Em Passo Fundo também está na hora de auferir a usurpação do público pelo MTG.
Por essas questões, o Manifesto é, em seu conjunto, a defesa da cidadania, da democracia, das relações republicanas e da liberdade cultural. No extremo, representa um movimento da ilustração contra o fundamentalismo. Sua intenção é não deixar que um movimento de caráter privado usurpe as esferas públicas e atropele o civismo, ocupe o imaginário e substitua as identidades pelo “tipo gauchesco clubístico citadino” e o “legitime” como modelo regional hierarquicamente superior às contribuições das demais etnias. Principalmente em Passo Fundo, de gentílico caboclo, onde nunca existiu historicamente o grupo social gaúcho.
É neste contexto que o Manifesto, de certa forma, é sucedâneo a uma enorme literatura e posturas públicas já conhecidas, e que vem conseguindo fortalecer as particularidades culturais inter-regionais, demonstrando que o MTG é um movimento militante ideológico-cultural, cada vez mais fundamentalista e intolerante, que procura converter-se em um poder dentro do Estado, invariavelmente pressionando, quando não elegendo governantes sem universalidade.
Muitas pessoas já se deram conta isso. Quase todas têm uma experiência para relatar. O próprio gauchismo tem procurado formas alternativas de associação, sem a necessidade de reproduzir a estrutura da estância escravocrata. Reúnem-se em piquetes, em centros de cultura gaúcha, em ciclos, em grupos etc. Cada vez é mais forte a percepção que tradicionalista não significa necessariamente gaúcho; e, muito menos, rio-grandense. Particularmente, em Passo Fundo, é uma invenção imitativa, aparentemente bucólica, mas que se transformou neste perigo agauchador de indivíduos artificiais, clubísticos, que se reinventam pelas técnicas da pós-modernidade, onde o parecer-ser imagético sufoca a tradição, o folclore e a cultura popular.
Os CTGs transformaram-se nas piras imoladoras dos avós. Exterminadores de memórias, de práticas humanas e reais dos antepassados, inclusive dos tradicionalistas. Onde o caboclo? Onde o mestiço? Onde povoadores? Onde os bravos pioneiros? Onde os conflitos, os direitos e disputas, na formação social do Planalto Médio? Tudo sucumbe e se perde neste pucherão acéfalo do civismo metegista. Ninguém mais tem passado real. A identidade é uma escolha na cartilha do MTG. A vida é substituída pela forja do CTG.

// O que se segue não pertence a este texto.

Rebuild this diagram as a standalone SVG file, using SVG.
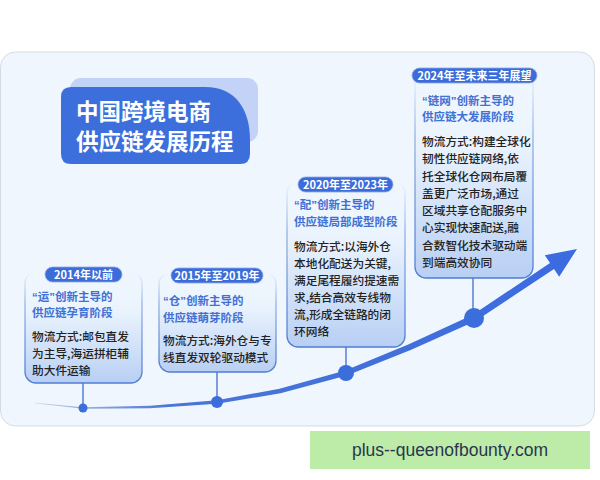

Distantes do mundo real da campanha, nas regiões de hábitos autênticos do povo concreto, mestiço, caboclo, interétnico etc., onde se encontra o capital simbólico, há um sentimento (e muitos o verbalizam) de que o tradicionalista, ao menos estilisticamente, é a carnavalização do gauchismo. Tem forte componente da indústria cultural, não necessita da experiência da territorialidade. Ele é uma agremiação estilística que, no seu limite, chega ao fundamentalismo. Escreveu alguns manuais encíclicos e pretende convertê-los em práticas litúrgicas da sociedade. Em seu fanatismo, brande sua projeção ilusória sobre o mundo, peita prefeitos, condena a imolação secretários independentes e que não rezam pelas suas cartilhas.
Nessa imanência da arrogância, atropela a ordem republicana, e pretende cetegizar o ensino e a sociedade.
Abaixo a talibanização pilchada dos estudantes!